* Objective
Gather the lines from the material that contain "this".

* Data supplied
___
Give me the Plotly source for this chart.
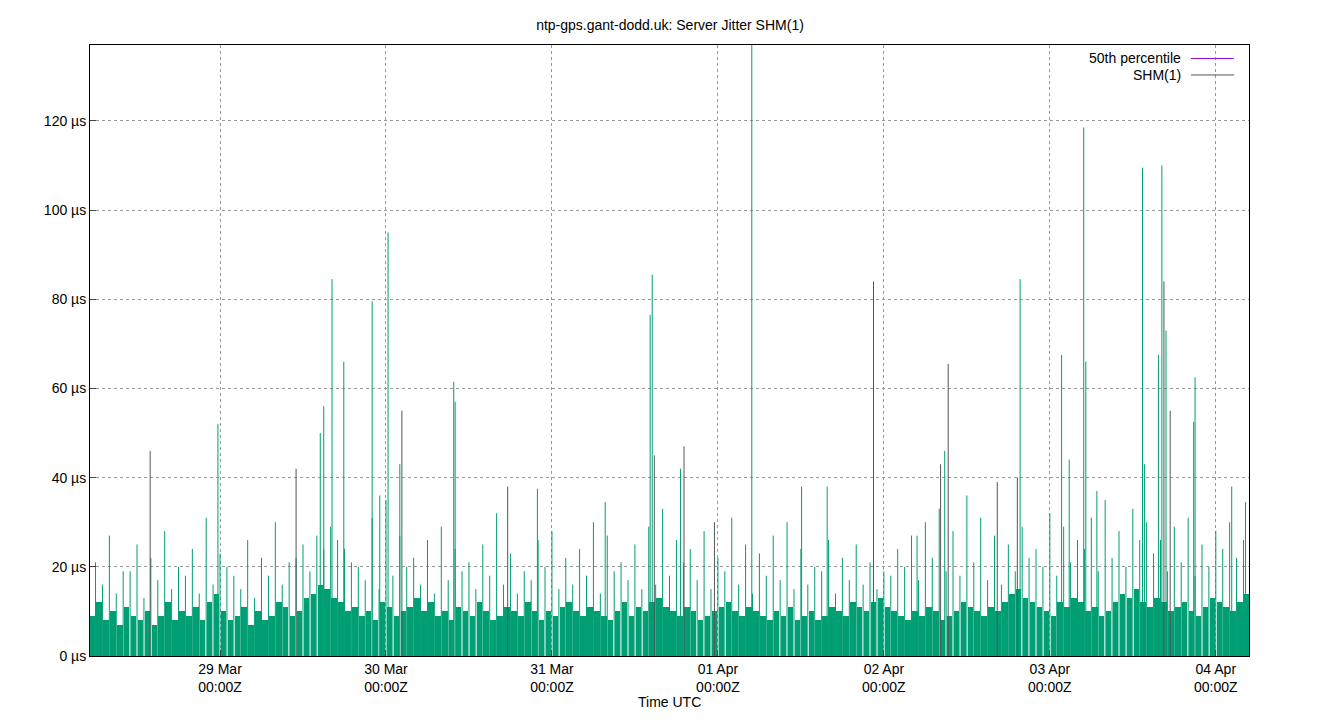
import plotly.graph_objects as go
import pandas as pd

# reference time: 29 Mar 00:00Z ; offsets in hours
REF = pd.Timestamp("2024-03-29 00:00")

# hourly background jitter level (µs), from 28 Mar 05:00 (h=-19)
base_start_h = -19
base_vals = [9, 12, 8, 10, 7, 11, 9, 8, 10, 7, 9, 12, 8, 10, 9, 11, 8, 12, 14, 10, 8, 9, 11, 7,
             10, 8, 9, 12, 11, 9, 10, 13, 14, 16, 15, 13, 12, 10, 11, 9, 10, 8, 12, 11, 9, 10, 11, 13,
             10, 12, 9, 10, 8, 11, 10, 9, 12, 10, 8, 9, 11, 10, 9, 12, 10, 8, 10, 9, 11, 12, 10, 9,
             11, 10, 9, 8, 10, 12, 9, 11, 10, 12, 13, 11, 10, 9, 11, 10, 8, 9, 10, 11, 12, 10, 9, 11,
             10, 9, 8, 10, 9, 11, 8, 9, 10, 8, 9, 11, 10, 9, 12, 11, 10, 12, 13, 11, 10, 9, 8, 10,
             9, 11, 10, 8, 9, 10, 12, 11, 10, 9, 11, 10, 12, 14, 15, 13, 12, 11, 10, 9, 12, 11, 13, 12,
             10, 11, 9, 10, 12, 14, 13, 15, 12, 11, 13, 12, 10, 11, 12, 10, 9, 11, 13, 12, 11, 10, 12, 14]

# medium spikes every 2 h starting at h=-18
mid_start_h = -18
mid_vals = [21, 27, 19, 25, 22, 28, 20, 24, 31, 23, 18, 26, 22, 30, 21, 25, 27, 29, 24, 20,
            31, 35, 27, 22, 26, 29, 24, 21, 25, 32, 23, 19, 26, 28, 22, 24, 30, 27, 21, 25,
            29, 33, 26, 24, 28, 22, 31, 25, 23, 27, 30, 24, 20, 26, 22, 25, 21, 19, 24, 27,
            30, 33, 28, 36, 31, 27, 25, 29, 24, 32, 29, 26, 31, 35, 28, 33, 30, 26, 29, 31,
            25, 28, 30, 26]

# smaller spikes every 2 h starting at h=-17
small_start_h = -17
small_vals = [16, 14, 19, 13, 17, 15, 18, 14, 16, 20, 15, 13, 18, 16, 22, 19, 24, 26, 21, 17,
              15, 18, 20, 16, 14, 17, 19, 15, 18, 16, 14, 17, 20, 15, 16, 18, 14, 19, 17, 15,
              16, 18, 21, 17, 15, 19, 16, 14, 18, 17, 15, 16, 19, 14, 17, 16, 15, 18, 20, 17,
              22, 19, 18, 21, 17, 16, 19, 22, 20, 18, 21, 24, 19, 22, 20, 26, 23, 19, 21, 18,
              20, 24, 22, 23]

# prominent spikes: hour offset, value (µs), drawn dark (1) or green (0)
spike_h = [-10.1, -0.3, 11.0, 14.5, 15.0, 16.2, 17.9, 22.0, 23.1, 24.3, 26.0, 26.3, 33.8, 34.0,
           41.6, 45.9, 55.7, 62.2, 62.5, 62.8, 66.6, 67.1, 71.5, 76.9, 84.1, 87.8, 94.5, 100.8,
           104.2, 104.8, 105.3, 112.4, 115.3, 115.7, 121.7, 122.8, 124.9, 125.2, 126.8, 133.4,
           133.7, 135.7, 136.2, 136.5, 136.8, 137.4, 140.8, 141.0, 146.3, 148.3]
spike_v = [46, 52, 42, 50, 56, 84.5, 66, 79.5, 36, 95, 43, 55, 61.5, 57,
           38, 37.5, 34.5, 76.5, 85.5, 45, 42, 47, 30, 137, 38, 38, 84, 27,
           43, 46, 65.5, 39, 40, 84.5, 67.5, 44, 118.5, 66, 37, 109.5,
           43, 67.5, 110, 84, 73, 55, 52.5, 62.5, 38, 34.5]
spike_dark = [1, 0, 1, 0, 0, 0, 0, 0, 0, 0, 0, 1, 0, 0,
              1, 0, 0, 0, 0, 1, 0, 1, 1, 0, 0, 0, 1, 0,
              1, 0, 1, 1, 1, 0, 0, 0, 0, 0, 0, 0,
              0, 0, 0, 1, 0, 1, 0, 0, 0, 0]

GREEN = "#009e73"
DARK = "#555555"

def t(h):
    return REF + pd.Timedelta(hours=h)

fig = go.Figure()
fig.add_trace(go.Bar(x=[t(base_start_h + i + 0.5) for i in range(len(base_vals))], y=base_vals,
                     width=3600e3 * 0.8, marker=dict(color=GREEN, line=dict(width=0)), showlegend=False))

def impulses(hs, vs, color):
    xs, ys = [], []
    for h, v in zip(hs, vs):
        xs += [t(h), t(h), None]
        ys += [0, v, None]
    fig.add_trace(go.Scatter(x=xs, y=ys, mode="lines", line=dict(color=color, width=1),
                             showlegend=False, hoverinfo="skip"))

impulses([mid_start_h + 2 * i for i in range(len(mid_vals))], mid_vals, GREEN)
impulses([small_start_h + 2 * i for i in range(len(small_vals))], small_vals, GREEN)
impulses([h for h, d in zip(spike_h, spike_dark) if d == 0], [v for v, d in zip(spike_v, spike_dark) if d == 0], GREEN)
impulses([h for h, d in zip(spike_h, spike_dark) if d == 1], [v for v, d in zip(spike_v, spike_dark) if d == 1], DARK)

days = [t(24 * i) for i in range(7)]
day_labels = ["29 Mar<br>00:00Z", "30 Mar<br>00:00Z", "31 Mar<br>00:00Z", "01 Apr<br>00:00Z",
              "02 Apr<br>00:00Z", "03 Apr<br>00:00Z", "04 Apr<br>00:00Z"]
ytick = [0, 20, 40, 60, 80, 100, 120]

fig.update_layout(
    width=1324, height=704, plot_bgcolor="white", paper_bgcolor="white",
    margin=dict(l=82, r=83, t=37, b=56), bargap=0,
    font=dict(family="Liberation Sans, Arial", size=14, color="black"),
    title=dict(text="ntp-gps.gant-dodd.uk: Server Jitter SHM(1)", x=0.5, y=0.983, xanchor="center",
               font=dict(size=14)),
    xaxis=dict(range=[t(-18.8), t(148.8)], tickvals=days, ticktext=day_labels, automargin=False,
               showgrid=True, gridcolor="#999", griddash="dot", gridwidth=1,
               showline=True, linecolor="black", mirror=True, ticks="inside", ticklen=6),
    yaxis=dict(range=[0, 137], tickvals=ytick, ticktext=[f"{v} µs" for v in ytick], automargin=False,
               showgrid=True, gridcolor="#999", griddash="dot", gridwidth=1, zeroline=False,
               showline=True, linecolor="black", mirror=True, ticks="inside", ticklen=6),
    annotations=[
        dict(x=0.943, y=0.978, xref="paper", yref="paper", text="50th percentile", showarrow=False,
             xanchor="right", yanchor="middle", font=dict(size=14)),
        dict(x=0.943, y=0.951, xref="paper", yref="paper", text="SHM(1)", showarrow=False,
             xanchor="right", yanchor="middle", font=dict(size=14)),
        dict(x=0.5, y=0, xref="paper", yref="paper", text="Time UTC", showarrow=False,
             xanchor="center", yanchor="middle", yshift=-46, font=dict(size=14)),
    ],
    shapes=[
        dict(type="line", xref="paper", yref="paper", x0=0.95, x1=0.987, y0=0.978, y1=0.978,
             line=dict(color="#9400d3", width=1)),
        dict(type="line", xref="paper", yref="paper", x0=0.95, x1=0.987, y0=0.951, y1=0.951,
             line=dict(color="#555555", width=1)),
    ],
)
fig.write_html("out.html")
___
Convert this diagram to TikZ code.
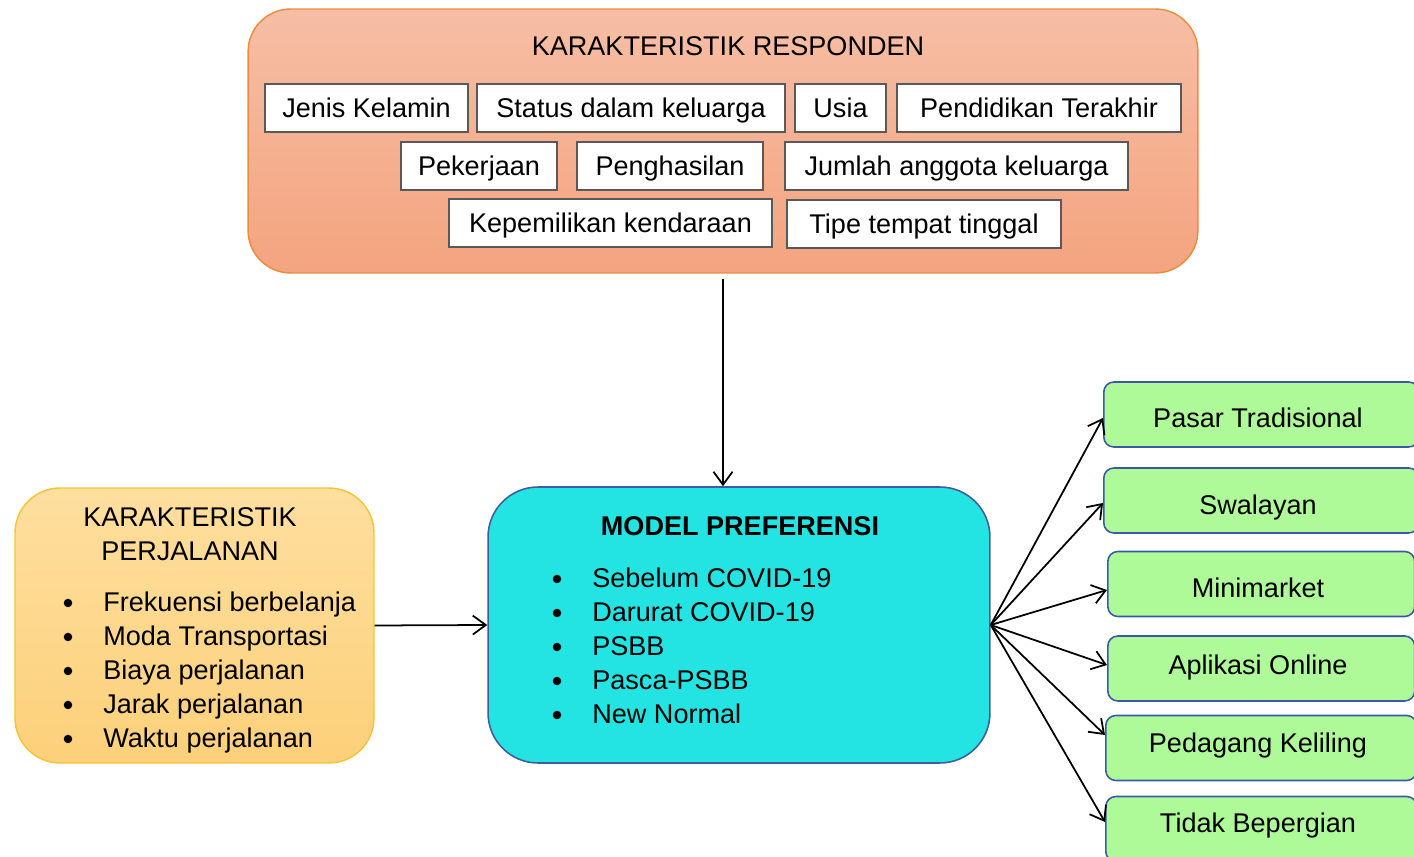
___
* Solution to the problem
Give me the Plotly source for this chart.
Convert this diagram to TikZ code.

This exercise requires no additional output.